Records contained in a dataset
★ ★ ★ ★ ★
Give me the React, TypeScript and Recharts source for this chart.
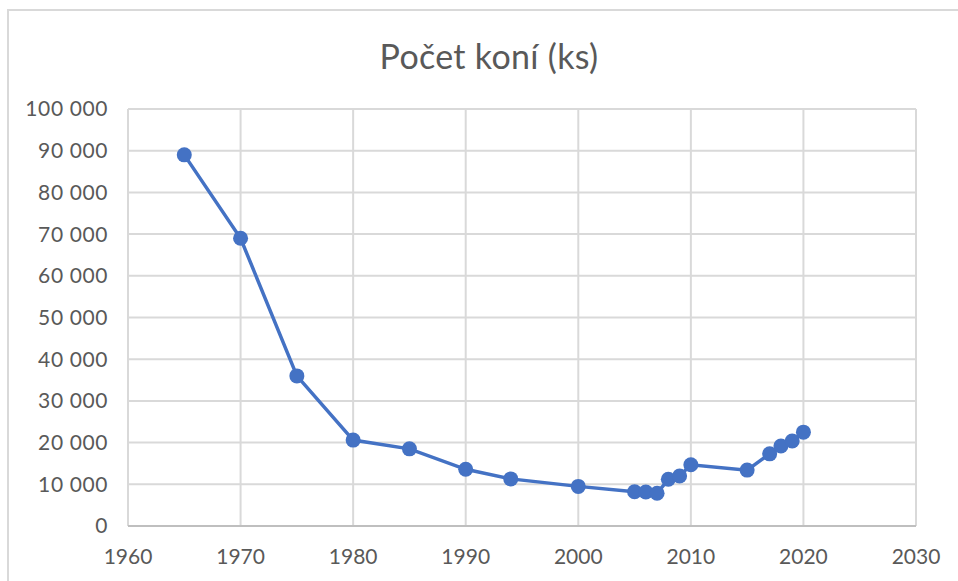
import React from 'react';
import { LineChart, Line, XAxis, YAxis, CartesianGrid } from 'recharts';

const years = [1965, 1970, 1975, 1980, 1985, 1990, 1994, 2000, 2005, 2006, 2007, 2008, 2009, 2010, 2015, 2017, 2018, 2019, 2020];
const horses = [89000, 69000, 36000, 20600, 18500, 13600, 11300, 9500, 8200, 8150, 7850, 11200, 12000, 14700, 13400, 17300, 19200, 20400, 22500];
const xTicks = [1960, 1970, 1980, 1990, 2000, 2010, 2020, 2030];
const yTicks = [0, 10000, 20000, 30000, 40000, 50000, 60000, 70000, 80000, 90000, 100000];
const title = 'Počet koní (ks)';

const data = years.map((y, i) => ({ year: y, value: horses[i] }));

const fmt = (v: number) => String(v).replace(/\B(?=(\d{3})+(?!\d))/g, ' ');

const FONT = 'Lato, "Open Sans", sans-serif';
const TXT = '#595959';

export default function App() {
  return (
    <div style={{ position: 'absolute', left: 0, top: 0, width: 958, height: 581, background: '#fff', fontFamily: FONT }}>
      <div style={{ position: 'absolute', left: 7, top: 9, width: 951, height: 572, borderLeft: '2.5px solid #d9d9d9', borderTop: '2.5px solid #d9d9d9', boxSizing: 'border-box' }} />
      <div style={{ position: 'absolute', left: 0, width: 978, top: 36, textAlign: 'center', fontSize: 34, color: TXT, lineHeight: '40px', letterSpacing: 0.3 }}>{title}</div>
      <div style={{ position: 'absolute', left: 0, top: 0 }}>
        <LineChart width={958} height={581} data={data} margin={{ top: 109, right: 42, bottom: 15, left: 0 }}>
          <CartesianGrid stroke="#d9d9d9" strokeWidth={2} />
          <XAxis
            dataKey="year"
            type="number"
            domain={[1960, 2030]}
            ticks={xTicks}
            height={40}
            axisLine={{ stroke: '#bfbfbf', strokeWidth: 2 }}
            tickLine={false}
            tickSize={0}
            tickMargin={23}
            tick={{ fill: TXT, fontSize: 21, fontFamily: FONT }}
            interval={0}
          />
          <YAxis
            type="number"
            domain={[0, 100000]}
            ticks={yTicks}
            width={128}
            axisLine={false}
            tickLine={false}
            tickSize={0}
            tickMargin={20}
            tickFormatter={fmt}
            tick={{ fill: TXT, fontSize: 21, fontFamily: FONT, letterSpacing: 0.6 }}
            interval={0}
          />
          <Line
            dataKey="value"
            stroke="#4472C4"
            strokeWidth={3.5}
            dot={{ r: 7.5, fill: '#4472C4', stroke: '#4472C4', strokeWidth: 0 }}
            activeDot={false}
            isAnimationActive={false}
          />
        </LineChart>
      </div>
    </div>
  );
}
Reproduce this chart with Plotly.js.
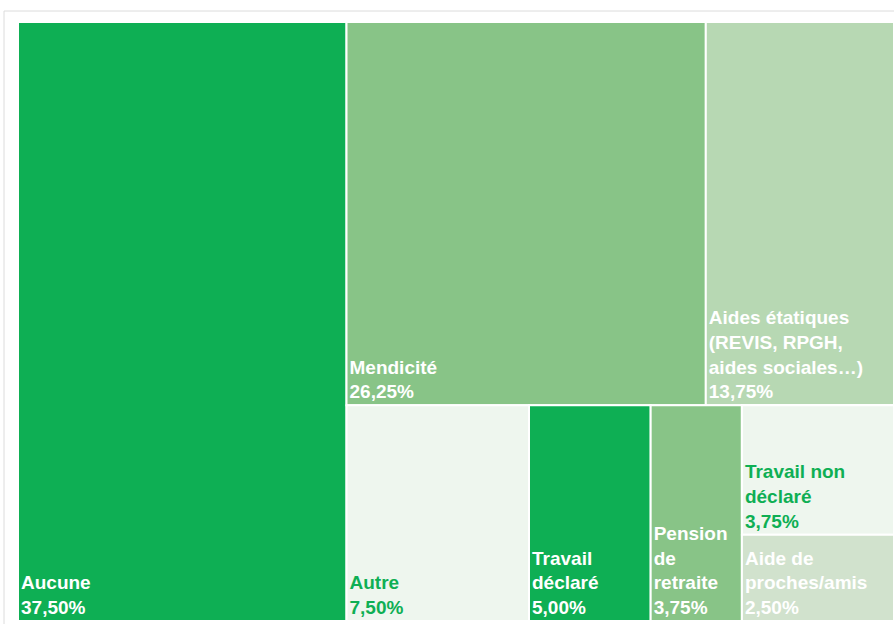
<!DOCTYPE html>
<html><head><meta charset="utf-8">
<script src="https://cdn.plot.ly/plotly-3.0.1.min.js"></script>
<style>html,body{margin:0;padding:0;background:#fff;overflow:hidden}</style>
</head><body><div id="chart" style="width:894px;height:624px"></div>
<script>
// Source de revenus (part des personnes, %)
const ids = ["aucune","mendicite","aides","autre","travail_declare","pension","groupe","travail_non_declare","aide_proches"];
const parents = ["","","","","","","","groupe","groupe"];
const labels = ["Aucune","Mendicité","Aides étatiques (REVIS, RPGH, aides sociales…)","Autre","Travail déclaré","Pension de retraite","","Travail non déclaré","Aide de proches/amis"];
const displayNames = ["Aucune","Mendicité","Aides étatiques<br>(REVIS, RPGH,<br>aides sociales…)","Autre","Travail<br>déclaré","Pension<br>de<br>retraite","","Travail non<br>déclaré","Aide de<br>proches/amis"];
const values = [37.5, 26.25, 13.75, 7.5, 5.0, 3.75, 6.25, 3.75, 2.5];
const tileColors = ["#0eaf54","#88c487","#b7d8b3","#eef6ee","#0eaf54","#88c487","#ffffff","#eef6ee","#d1e2cd"];
const textColors = ["#ffffff","#ffffff","#ffffff","#0eaf54","#ffffff","#ffffff","#ffffff","#0eaf54","#ffffff"];

const fmt = v => v.toFixed(2).replace('.', ',') + '%';
const texts = displayNames.map((n, i) => n === "" ? "" : n + "<br>" + fmt(values[i]));

const trace = {
  type: 'treemap',
  ids: ids,
  labels: labels,
  parents: parents,
  values: values,
  branchvalues: 'total',
  sort: false,
  text: texts,
  textinfo: 'text',
  textposition: 'bottom left',
  textfont: {family: 'Liberation Sans, Arial, sans-serif', size: 19, weight: 'bold', color: textColors},
  marker: {colors: tileColors, line: {color: '#ffffff', width: 2}, pad: {t: 0, l: 0, r: 0, b: 0}},
  tiling: {packing: 'squarify', squarifyratio: 1, pad: 0},
  pathbar: {visible: false},
  hoverinfo: 'label+value',
  domain: {x: [0, 1], y: [0, 1]}
};

const layout = {
  width: 894, height: 624,
  margin: {l: 18, r: 0, t: 22, b: 3},
  paper_bgcolor: '#ffffff',
  showlegend: false,
  shapes: [{type: 'rect', xref: 'paper', yref: 'paper', x0: -14/876, x1: 1.1, y0: -0.2, y1: 1 + 11/599,
            line: {color: '#dcdcdc', width: 1}, fillcolor: 'rgba(0,0,0,0)', layer: 'below'}]
};

Plotly.newPlot('chart', [trace], layout, {displayModeBar: false, staticPlot: true});
</script>
</body></html>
★ ★ ★ ★ ★
*AIM:* For the listing above, give the number of lines in which the string "this" occurs, and nothing else.

*TASK ANSWER:* 2